---------- AVAILABLE RECORDS ----------
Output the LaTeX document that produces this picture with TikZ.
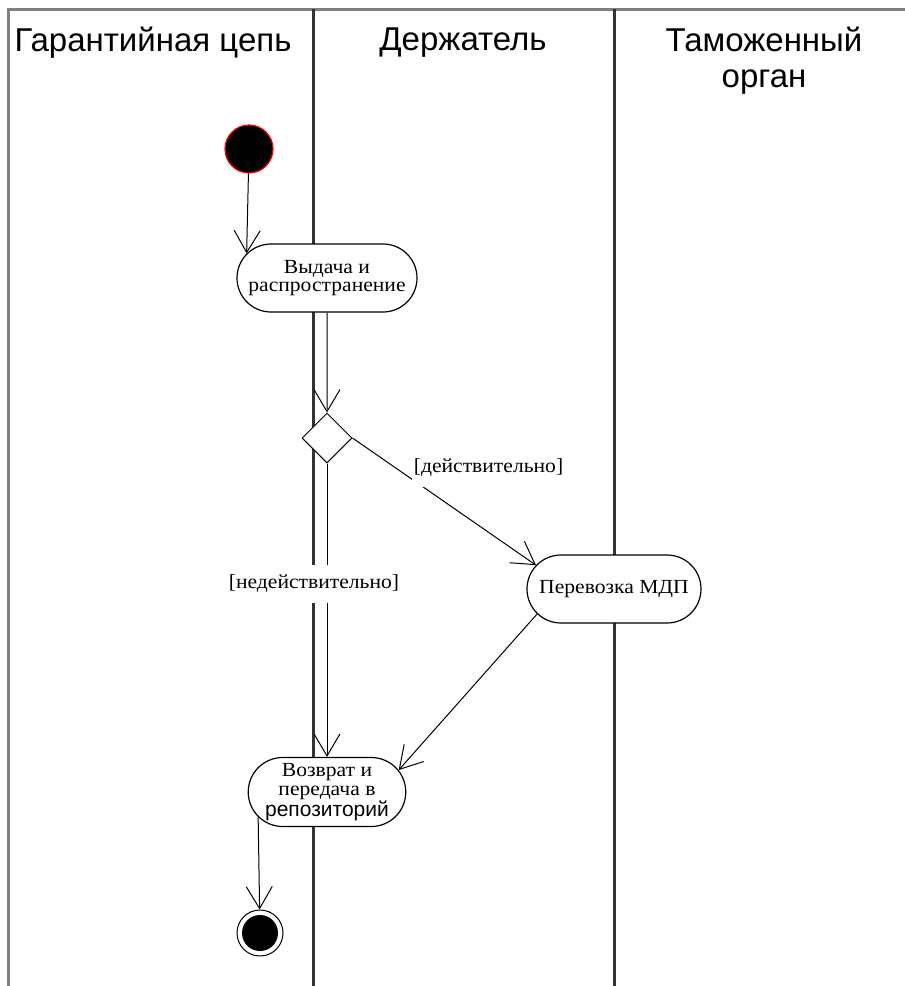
\documentclass[tikz,border=0pt]{standalone}
\usepackage{fontspec}
\setmainfont{Liberation Serif}
\newfontfamily\lanefont{Liberation Sans}
\newfontfamily\actfont[FakeStretch=1.08]{Liberation Serif}
\usetikzlibrary{shapes.misc,shapes.geometric,arrows.meta}

\begin{document}
\begin{tikzpicture}[x=1pt,y=-1pt,
    frame/.style={draw=black!50,line width=3pt},
    lane/.style={draw=black!80,line width=3pt},
    lanehead/.style={align=center,font=\lanefont\fontsize{33}{36}\selectfont},
    activity/.style={shape=rounded rectangle,draw=black,line width=1.2pt,fill=white,
        align=center,inner sep=2pt,font=\actfont\fontsize{20}{18.5}\selectfont},
    flow/.style={-{Straight Barb[length=22pt,width=26pt]},line width=1pt},
    guard/.style={fill=white,inner xsep=2pt,inner ysep=10pt,font=\actfont\fontsize{20}{22}\selectfont}]
  \useasboundingbox (0,0) rectangle (905,986);

  % swimlanes
  \draw[frame] (905,9) -- (8,9) -- (8,986);
  \draw[lane] (313,9) -- (313,986);
  \draw[lane] (614,9) -- (614,986);
  \node[lanehead] (chain) at (153,43) {Гарантийная цепь};
  \node[lanehead] (holder) at (463,43) {Держатель};
  \node[lanehead] (customs) at (764,61) {Таможенный\\орган};

  % vertices
  \node[shape=circle,draw=red,fill=black,line width=1.2pt,minimum size=48pt,inner sep=0pt] (init) at (249,149) {};
  \node[activity,minimum width=184pt,minimum height=68pt] (issue) at (327,278) {Выдача и\\распространение};
  \node[shape=diamond,draw=black,fill=white,line width=1pt,minimum size=50pt,inner sep=0pt] (check) at (327,438) {};
  \node[activity,minimum width=178pt,minimum height=68pt] (transport) at (614,589) {Перевозка МДП};
  \node[activity,minimum width=154pt,minimum height=69pt] (return) at (327,792)
      {Возврат и\\передача в\\{\lanefont\fontsize{21}{19}\selectfont репозиторий}};
  \node[shape=circle,draw=black,fill=white,line width=1pt,minimum size=46pt,inner sep=0pt,
      path picture={\fill[black] (path picture bounding box.center) circle (18pt);}] (final) at (260,933) {};

  % edges
  \draw[flow] (init) -- (issue.163);
  \draw[flow] (issue) -- (check);
  \draw[flow] (check.east) -- (transport.163) node[guard,pos=0.36,xshift=70pt,yshift=16pt] {[действительно]};
  \draw[flow] (check.south) -- (return.north) node[guard,pos=0.41,xshift=-13pt] {[недействительно]};
  \draw[flow] (transport.198) -- (return.17);
  \draw[flow] (return.200) -- (final);
\end{tikzpicture}
\end{document}
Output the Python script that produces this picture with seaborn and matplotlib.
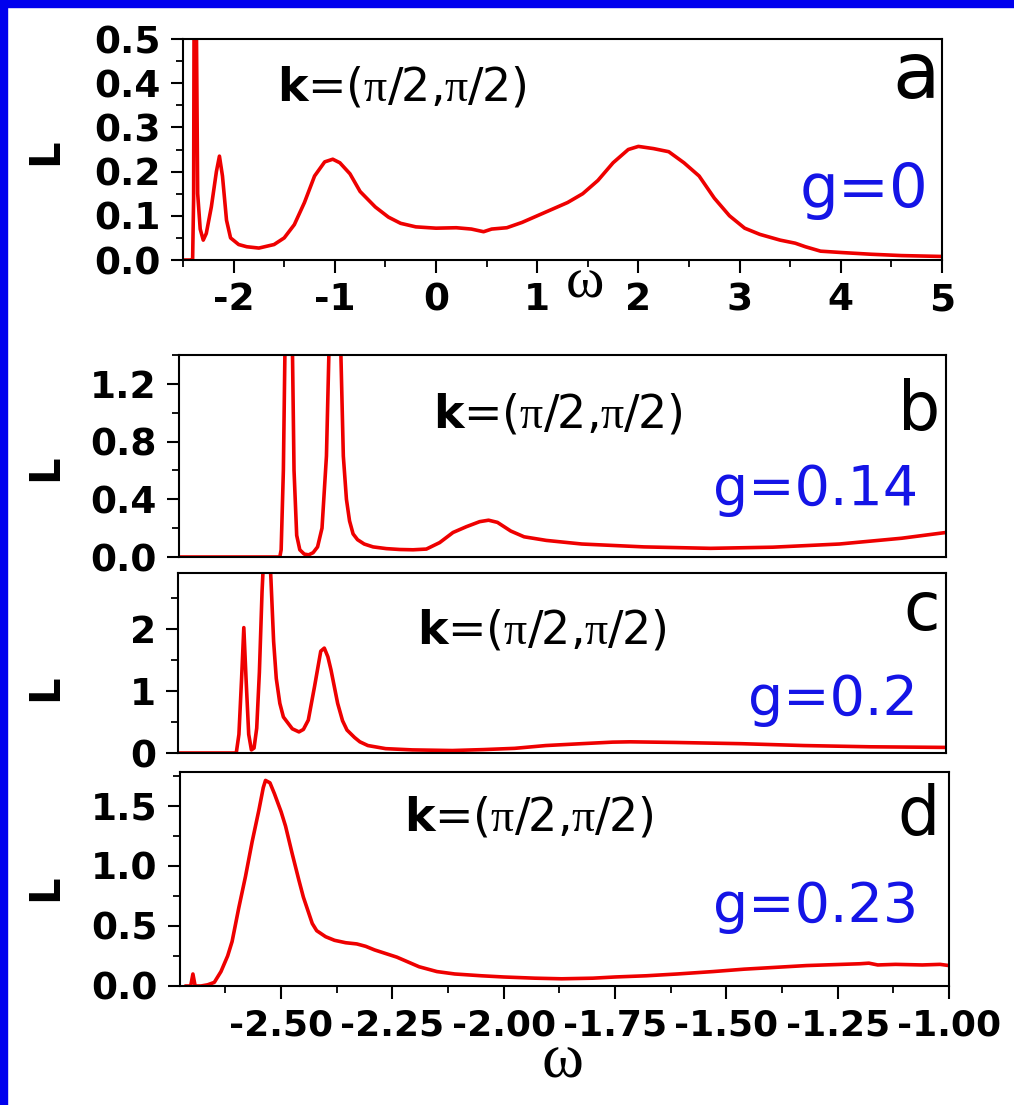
----------
## REQUIREMENT
Copy the records above exactly. The pictures are not part of the copy.

## WRITTEN ANSWER
Output the LaTeX document that produces this picture with TikZ.
\documentclass[tikz,border=0pt]{standalone}
\usepackage{fontspec}
\setmainfont{Liberation Serif}
\newfontfamily\lanefont{Liberation Sans}
\newfontfamily\actfont[FakeStretch=1.08]{Liberation Serif}
\usetikzlibrary{shapes.misc,shapes.geometric,arrows.meta}

\begin{document}
\begin{tikzpicture}[x=1pt,y=-1pt,
    frame/.style={draw=black!50,line width=3pt},
    lane/.style={draw=black!80,line width=3pt},
    lanehead/.style={align=center,font=\lanefont\fontsize{33}{36}\selectfont},
    activity/.style={shape=rounded rectangle,draw=black,line width=1.2pt,fill=white,
        align=center,inner sep=2pt,font=\actfont\fontsize{20}{18.5}\selectfont},
    flow/.style={-{Straight Barb[length=22pt,width=26pt]},line width=1pt},
    guard/.style={fill=white,inner xsep=2pt,inner ysep=10pt,font=\actfont\fontsize{20}{22}\selectfont}]
  \useasboundingbox (0,0) rectangle (905,986);

  % swimlanes
  \draw[frame] (905,9) -- (8,9) -- (8,986);
  \draw[lane] (313,9) -- (313,986);
  \draw[lane] (614,9) -- (614,986);
  \node[lanehead] (chain) at (153,43) {Гарантийная цепь};
  \node[lanehead] (holder) at (463,43) {Держатель};
  \node[lanehead] (customs) at (764,61) {Таможенный\\орган};

  % vertices
  \node[shape=circle,draw=red,fill=black,line width=1.2pt,minimum size=48pt,inner sep=0pt] (init) at (249,149) {};
  \node[activity,minimum width=184pt,minimum height=68pt] (issue) at (327,278) {Выдача и\\распространение};
  \node[shape=diamond,draw=black,fill=white,line width=1pt,minimum size=50pt,inner sep=0pt] (check) at (327,438) {};
  \node[activity,minimum width=178pt,minimum height=68pt] (transport) at (614,589) {Перевозка МДП};
  \node[activity,minimum width=154pt,minimum height=69pt] (return) at (327,792)
      {Возврат и\\передача в\\{\lanefont\fontsize{21}{19}\selectfont репозиторий}};
  \node[shape=circle,draw=black,fill=white,line width=1pt,minimum size=46pt,inner sep=0pt,
      path picture={\fill[black] (path picture bounding box.center) circle (18pt);}] (final) at (260,933) {};

  % edges
  \draw[flow] (init) -- (issue.163);
  \draw[flow] (issue) -- (check);
  \draw[flow] (check.east) -- (transport.163) node[guard,pos=0.36,xshift=70pt,yshift=16pt] {[действительно]};
  \draw[flow] (check.south) -- (return.north) node[guard,pos=0.41,xshift=-13pt] {[недействительно]};
  \draw[flow] (transport.198) -- (return.17);
  \draw[flow] (return.200) -- (final);
\end{tikzpicture}
\end{document}
Output the Python script that produces this picture with seaborn and matplotlib.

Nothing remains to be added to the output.